The exercise: Gather every line holding the string "that".

Entries:
◆ ◆ ◆ ◆ ◆
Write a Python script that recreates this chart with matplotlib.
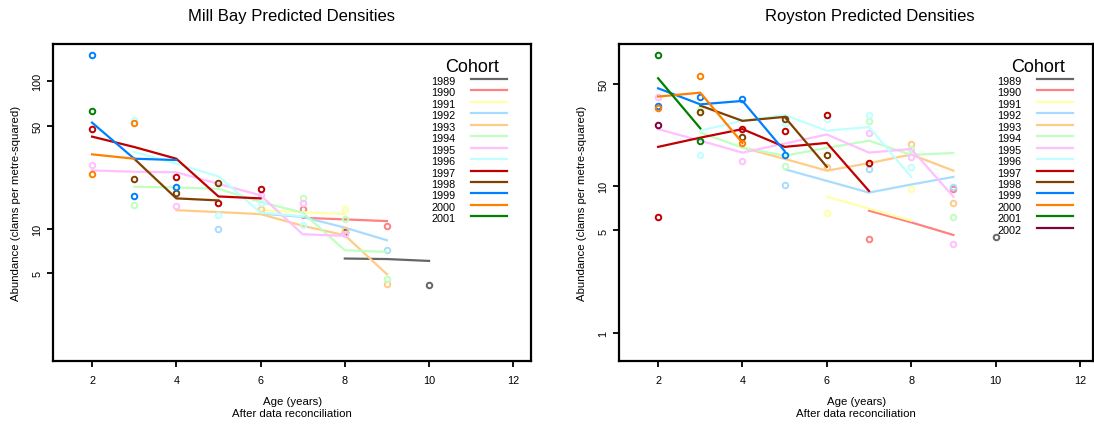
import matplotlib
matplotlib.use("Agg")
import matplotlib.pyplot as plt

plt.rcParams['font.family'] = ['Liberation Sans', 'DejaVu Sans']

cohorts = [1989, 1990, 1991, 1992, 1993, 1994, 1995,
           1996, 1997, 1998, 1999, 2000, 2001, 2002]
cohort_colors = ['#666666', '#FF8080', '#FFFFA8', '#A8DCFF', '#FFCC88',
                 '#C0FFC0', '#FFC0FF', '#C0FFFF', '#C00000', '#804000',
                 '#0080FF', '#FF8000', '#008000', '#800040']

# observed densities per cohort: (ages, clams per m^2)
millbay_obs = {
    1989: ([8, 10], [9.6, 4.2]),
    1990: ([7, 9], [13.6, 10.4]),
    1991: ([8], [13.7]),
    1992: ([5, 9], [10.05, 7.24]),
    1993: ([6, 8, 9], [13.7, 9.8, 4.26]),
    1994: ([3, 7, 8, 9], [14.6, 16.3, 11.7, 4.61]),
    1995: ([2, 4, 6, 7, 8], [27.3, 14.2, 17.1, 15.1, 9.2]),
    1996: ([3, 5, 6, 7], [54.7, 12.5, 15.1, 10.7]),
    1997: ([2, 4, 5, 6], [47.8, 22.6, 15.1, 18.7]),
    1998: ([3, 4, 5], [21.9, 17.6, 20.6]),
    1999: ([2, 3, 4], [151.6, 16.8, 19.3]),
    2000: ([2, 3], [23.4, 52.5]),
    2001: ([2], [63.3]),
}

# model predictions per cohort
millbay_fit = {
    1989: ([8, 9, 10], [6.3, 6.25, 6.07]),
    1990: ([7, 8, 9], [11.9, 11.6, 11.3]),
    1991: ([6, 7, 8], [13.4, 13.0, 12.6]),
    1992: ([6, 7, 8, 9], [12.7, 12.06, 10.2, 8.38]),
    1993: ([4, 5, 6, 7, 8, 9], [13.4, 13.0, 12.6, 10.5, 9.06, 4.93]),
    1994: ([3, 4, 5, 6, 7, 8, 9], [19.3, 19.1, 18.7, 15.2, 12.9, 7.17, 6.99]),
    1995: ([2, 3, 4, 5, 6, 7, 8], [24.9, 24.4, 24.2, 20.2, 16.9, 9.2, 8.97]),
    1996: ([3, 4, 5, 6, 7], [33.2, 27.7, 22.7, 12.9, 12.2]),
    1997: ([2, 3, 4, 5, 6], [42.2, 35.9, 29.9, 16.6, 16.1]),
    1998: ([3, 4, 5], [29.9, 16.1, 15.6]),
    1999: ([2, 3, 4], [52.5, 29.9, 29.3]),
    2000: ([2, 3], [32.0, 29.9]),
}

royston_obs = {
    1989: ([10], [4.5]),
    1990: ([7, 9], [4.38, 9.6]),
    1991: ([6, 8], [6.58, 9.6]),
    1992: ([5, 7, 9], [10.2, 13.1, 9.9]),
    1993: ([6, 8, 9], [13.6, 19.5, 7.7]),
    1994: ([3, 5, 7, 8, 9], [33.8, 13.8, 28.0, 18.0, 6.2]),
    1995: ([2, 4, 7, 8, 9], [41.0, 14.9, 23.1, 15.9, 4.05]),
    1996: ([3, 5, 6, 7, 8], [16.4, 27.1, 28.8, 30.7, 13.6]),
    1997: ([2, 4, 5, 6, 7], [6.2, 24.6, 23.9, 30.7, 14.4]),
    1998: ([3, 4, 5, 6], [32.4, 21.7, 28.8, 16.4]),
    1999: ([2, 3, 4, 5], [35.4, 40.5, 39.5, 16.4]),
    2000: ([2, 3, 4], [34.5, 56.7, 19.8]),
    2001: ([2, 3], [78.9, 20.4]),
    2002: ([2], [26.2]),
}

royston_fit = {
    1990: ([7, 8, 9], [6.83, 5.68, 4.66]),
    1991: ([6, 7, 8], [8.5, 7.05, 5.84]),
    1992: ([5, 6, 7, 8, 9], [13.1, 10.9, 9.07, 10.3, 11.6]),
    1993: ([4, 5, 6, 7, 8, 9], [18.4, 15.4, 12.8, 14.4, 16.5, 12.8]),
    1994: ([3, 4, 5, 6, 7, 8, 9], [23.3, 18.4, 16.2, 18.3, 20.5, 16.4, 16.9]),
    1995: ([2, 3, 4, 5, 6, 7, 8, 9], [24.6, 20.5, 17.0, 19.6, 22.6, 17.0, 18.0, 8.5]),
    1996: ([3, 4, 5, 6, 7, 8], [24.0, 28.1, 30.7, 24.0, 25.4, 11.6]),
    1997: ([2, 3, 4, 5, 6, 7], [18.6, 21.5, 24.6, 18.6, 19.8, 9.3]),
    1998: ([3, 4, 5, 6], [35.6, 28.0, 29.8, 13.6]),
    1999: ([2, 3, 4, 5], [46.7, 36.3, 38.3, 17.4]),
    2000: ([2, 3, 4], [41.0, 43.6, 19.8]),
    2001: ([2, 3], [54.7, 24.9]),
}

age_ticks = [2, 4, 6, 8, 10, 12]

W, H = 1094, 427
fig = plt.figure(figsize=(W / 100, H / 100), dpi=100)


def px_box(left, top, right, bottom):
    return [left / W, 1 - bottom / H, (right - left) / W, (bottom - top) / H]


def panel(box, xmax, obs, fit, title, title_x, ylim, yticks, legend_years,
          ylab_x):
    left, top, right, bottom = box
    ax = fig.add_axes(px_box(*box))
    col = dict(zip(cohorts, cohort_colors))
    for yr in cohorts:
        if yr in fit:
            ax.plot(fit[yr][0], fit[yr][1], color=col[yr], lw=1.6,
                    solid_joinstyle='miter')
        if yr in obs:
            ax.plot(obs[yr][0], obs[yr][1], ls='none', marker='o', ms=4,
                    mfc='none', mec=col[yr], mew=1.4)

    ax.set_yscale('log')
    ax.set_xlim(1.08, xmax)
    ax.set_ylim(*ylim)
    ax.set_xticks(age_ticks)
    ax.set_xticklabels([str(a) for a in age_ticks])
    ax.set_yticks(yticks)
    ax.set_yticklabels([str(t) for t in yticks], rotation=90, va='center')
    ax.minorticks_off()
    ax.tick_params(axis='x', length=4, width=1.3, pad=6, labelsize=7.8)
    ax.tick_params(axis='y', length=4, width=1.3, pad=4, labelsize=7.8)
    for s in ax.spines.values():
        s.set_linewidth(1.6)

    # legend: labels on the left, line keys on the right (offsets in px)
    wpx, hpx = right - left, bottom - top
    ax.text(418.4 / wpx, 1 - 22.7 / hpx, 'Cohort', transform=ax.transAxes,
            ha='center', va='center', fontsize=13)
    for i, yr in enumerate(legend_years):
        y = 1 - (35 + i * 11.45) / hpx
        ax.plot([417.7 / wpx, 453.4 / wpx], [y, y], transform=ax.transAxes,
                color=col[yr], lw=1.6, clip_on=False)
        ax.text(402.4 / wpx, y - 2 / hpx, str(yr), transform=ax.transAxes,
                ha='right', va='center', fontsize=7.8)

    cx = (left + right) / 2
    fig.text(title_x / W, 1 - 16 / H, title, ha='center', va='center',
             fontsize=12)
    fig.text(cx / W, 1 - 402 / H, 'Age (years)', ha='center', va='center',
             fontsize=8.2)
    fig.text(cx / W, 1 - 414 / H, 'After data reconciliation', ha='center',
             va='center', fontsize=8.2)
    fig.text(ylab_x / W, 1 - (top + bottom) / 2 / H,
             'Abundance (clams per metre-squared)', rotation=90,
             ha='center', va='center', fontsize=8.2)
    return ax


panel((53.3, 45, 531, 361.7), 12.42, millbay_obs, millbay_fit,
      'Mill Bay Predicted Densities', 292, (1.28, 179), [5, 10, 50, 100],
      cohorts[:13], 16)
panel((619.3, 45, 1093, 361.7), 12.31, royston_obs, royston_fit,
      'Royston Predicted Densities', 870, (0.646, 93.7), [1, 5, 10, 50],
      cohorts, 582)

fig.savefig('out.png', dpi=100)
◆ ◆ ◆ ◆ ◆
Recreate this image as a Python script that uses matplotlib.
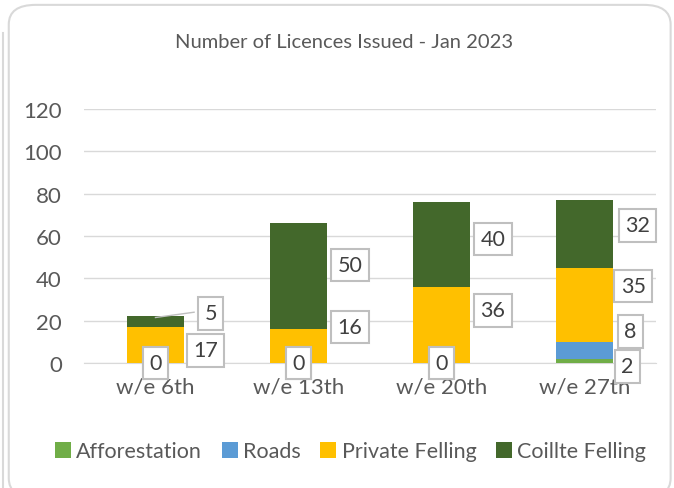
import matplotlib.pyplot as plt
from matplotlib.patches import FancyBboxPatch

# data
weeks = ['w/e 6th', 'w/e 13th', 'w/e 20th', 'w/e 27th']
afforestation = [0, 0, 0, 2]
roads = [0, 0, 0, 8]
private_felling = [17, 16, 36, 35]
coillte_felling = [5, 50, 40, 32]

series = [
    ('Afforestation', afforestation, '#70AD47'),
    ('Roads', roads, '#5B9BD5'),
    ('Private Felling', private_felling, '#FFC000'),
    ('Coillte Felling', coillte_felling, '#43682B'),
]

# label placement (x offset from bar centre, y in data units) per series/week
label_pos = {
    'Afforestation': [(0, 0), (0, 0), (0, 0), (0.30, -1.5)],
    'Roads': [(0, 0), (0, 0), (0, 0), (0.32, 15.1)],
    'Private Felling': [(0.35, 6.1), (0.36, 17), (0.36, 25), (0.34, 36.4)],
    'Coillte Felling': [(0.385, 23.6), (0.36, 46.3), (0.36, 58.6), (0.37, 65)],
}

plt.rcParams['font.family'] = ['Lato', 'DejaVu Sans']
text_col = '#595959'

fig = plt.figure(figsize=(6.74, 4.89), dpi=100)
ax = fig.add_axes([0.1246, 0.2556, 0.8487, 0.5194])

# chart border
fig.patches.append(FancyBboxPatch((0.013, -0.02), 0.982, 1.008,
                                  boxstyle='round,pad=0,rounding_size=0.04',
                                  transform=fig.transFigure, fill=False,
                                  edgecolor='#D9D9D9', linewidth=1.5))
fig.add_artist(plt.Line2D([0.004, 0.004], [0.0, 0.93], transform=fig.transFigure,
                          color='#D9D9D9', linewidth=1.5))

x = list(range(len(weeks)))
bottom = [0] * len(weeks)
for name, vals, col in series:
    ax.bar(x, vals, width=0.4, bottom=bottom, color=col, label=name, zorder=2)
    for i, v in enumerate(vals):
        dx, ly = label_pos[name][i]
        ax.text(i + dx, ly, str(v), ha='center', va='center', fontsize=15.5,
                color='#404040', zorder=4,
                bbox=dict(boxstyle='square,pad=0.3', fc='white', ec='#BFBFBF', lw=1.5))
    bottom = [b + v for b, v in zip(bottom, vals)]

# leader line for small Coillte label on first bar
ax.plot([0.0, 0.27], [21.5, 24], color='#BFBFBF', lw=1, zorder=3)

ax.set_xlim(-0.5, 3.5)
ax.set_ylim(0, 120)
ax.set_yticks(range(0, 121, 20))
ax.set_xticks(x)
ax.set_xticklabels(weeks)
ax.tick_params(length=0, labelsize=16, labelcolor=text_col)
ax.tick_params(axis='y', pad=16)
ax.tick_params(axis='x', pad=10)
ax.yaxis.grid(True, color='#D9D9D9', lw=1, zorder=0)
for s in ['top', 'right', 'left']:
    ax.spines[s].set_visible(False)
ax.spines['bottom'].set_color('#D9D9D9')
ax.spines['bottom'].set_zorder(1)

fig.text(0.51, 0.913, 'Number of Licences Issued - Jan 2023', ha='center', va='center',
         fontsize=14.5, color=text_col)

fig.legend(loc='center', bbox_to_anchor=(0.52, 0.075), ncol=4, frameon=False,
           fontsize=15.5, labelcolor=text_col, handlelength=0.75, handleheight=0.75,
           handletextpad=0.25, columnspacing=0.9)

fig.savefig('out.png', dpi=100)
◆ ◆ ◆ ◆ ◆
Written response:
Write a Python script that recreates this chart with matplotlib.
Recreate this image as a Python script that uses matplotlib.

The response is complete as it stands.